Late Friday afternoon, I sat in my office mulling over the week's interactions. Misdirected messages and confusion; apprehension and disappointed expectations; impossible requests and bizarre phonecalls.
I had just spent the previous half hour or more talking and laughing (laughing really hard at some moments, indeed to the point of tears) with my coworkers, and then I turned back to my desk, intent on crossing a few more items off my list before day's end.
The rain was pouring outside my window, talking at me in its lively percussive dialect with just a touch of melancholic tone. I looked out into the purplish-grayness and watched with mesmerized eyes the multitude of micro-explosions glinting in the late blue light, as post-invisible droplets ricocheted off the shining black pavement and shattered into oblivion.
The sweetwater puddles quavered in concentric circles, and I was momentarily transported to my childhood home, where I gazed at the stream in the backyard, flooded in a downpour and rippling continuously at the impact of millions of raindrops. Each one, when it hit the surface, expanded outward in an ephemeral series of infinite rings, and I studied them, attaching the image to the name—concentric circles—that Mom or Dad had just taught me, a six-year-old at most.
There is something at once cozy and romantic, challenging and primeval, about the rain. I am learning to appreciate it more, and to feel less hostility towards it, than I used to.

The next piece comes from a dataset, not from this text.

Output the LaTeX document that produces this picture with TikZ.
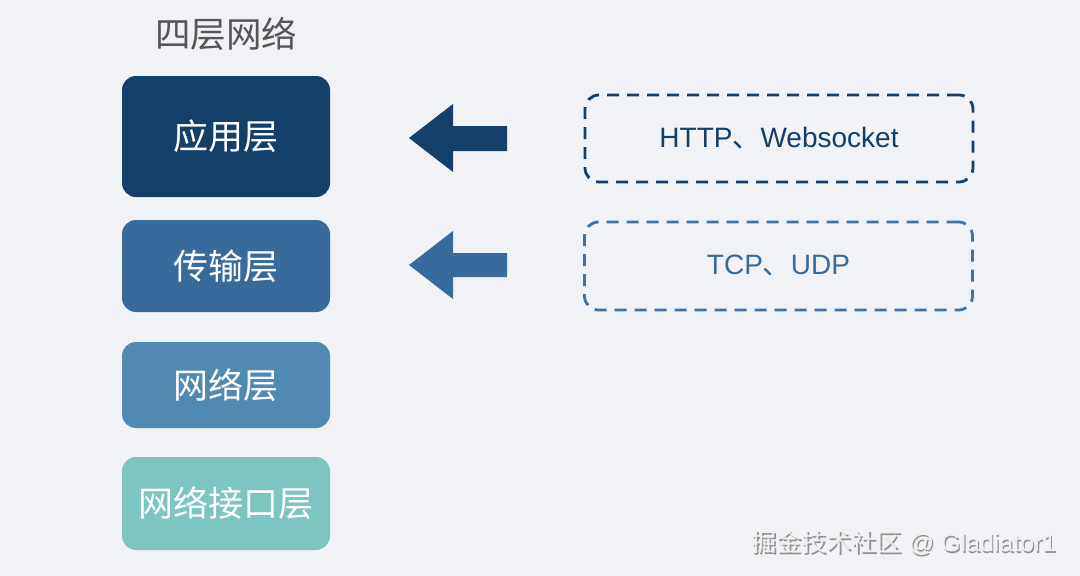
\documentclass[tikz,border=0pt]{standalone}
\usepackage{fontspec}
\setmainfont{Liberation Sans}
\newfontfamily\cjk{Noto Sans CJK SC}
\definecolor{bg}{HTML}{F0F2F5}
\definecolor{cA}{HTML}{143F68}
\definecolor{cB}{HTML}{386A9B}
\definecolor{cC}{HTML}{5089B1}
\definecolor{cD}{HTML}{7DC5C1}
\definecolor{titlegray}{HTML}{555555}
\begin{document}
\begin{tikzpicture}[x=1pt,y=-1pt,
  layer/.style={rounded corners=14pt,minimum width=208pt,text=white,inner sep=0pt,
    font=\cjk\fontsize{35}{35}\selectfont},
  proto/.style={draw,dash pattern=on 12pt off 8pt,line width=2.8pt,rounded corners=14pt,
    minimum width=388pt,inner sep=0pt,font=\fontsize{28}{28}\selectfont},
  wmark/.style={font=\fontsize{25}{25}\selectfont,anchor=east}]
\fill[bg] (0,0) rectangle (1080,576);
\useasboundingbox (0,0) rectangle (1080,576);
\node[text=titlegray,font=\cjk\fontsize{35.5}{35.5}\selectfont] (title) at (226,34) {四层网络};
\node[layer,fill=cA,minimum height=121pt] (app) at (226,136.5) {应用层};
\node[layer,fill=cB,minimum height=92pt] (trans) at (226,266) {传输层};
\node[layer,fill=cC,minimum height=86pt] (net) at (226,385) {网络层};
\node[layer,fill=cD,minimum height=93pt] (link) at (226,503.5) {网络接口层};
\node[proto,draw=cA,text=cA,minimum height=87pt] (http) at (779,138.5) {HTTP{\cjk 、}Websocket};
\node[proto,draw=cB!95!white,text=cB,minimum height=88pt] (tcp) at (778.5,266) {TCP{\cjk 、}UDP};
\fill[cA] (409,138) -- (453,104) -- (453,126) -- (507,126) -- (507,151) -- (453,151) -- (453,172) -- cycle;
\fill[cB] (409,265) -- (453,231) -- (453,253) -- (507,253) -- (507,277) -- (453,277) -- (453,299) -- cycle;
\node[wmark,text=gray!85] (wms) at (1061.2,544.2) {{\cjk 掘金技术社区} @ Gladiator1};
\node[wmark,text=gray!12] (wm) at (1060,543) {{\cjk 掘金技术社区} @ Gladiator1};
\end{tikzpicture}
\end{document}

Still, today's return to this kind of eternal-spring weather was an idyllic treat, and it made showing my parents around town, partially on foot, much more pleasant than it might have been in splashier conditions. I won't mind too much when the rain comes back another day, though.
1 comment:
And how did it go? Showing your parents around town, I mean. It's always fun to show and tell a whole city. Besides that SF is one of the prettiest I've ever visited. Is the Bush Man still on the Pier?